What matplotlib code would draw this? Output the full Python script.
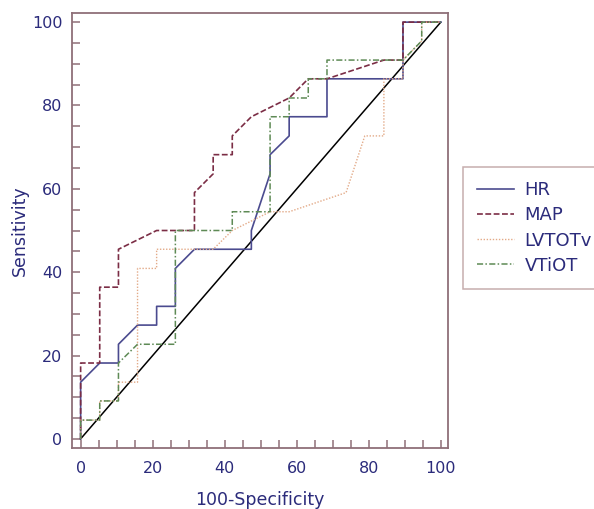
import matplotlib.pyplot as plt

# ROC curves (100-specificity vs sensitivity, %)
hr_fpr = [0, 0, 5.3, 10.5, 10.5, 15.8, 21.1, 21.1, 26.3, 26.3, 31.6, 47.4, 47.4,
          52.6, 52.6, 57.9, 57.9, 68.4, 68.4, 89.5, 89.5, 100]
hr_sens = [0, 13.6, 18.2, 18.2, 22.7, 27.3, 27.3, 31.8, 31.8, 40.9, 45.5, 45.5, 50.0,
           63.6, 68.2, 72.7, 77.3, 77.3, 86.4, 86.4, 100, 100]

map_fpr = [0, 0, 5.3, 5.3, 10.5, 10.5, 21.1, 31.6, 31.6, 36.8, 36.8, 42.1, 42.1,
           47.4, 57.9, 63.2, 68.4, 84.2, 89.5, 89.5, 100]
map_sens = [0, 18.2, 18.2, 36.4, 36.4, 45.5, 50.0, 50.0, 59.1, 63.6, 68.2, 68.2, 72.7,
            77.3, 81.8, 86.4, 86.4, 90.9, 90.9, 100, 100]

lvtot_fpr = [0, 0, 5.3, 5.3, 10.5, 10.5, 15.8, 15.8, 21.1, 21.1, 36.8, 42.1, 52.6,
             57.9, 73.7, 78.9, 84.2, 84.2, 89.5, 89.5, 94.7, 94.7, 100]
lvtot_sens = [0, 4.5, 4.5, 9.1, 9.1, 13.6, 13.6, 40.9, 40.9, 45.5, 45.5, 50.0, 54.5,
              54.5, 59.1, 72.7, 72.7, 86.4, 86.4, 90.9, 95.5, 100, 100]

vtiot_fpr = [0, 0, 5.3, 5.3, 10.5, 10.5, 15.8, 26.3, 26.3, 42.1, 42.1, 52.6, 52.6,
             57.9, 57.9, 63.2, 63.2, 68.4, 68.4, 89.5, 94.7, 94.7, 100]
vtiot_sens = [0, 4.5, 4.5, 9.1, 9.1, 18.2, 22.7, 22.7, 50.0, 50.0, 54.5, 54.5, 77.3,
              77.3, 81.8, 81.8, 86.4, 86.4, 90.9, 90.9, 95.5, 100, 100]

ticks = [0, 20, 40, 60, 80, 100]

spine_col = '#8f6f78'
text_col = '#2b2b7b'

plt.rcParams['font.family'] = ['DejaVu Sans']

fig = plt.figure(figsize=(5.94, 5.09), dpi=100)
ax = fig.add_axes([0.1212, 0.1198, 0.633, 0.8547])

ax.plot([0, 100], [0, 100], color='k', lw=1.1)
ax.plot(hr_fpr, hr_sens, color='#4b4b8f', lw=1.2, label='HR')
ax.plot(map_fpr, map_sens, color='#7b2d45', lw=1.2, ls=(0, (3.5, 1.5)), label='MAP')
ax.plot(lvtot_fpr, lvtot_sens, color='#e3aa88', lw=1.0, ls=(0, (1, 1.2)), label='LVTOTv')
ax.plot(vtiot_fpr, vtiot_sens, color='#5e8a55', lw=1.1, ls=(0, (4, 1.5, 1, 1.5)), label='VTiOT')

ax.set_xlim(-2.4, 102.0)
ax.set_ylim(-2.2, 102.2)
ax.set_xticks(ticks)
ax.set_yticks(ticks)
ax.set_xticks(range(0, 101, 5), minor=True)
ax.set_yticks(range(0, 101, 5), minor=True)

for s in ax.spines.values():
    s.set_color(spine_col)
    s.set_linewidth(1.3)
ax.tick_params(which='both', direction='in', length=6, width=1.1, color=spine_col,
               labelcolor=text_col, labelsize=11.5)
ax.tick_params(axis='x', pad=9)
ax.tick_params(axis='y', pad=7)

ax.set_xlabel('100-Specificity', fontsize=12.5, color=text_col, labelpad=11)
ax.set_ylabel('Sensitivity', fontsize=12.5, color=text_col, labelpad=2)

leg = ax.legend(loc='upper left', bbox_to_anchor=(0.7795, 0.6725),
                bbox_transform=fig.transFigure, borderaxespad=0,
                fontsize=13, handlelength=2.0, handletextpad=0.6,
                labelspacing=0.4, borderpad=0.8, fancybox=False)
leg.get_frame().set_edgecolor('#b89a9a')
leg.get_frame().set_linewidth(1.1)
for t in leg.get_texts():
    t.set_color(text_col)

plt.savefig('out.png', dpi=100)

### Exercise objective
From the data, list each line in which the string "matplotlib" appears.

### Written solution
What matplotlib code would draw this? Output the full Python script.
import matplotlib.pyplot as plt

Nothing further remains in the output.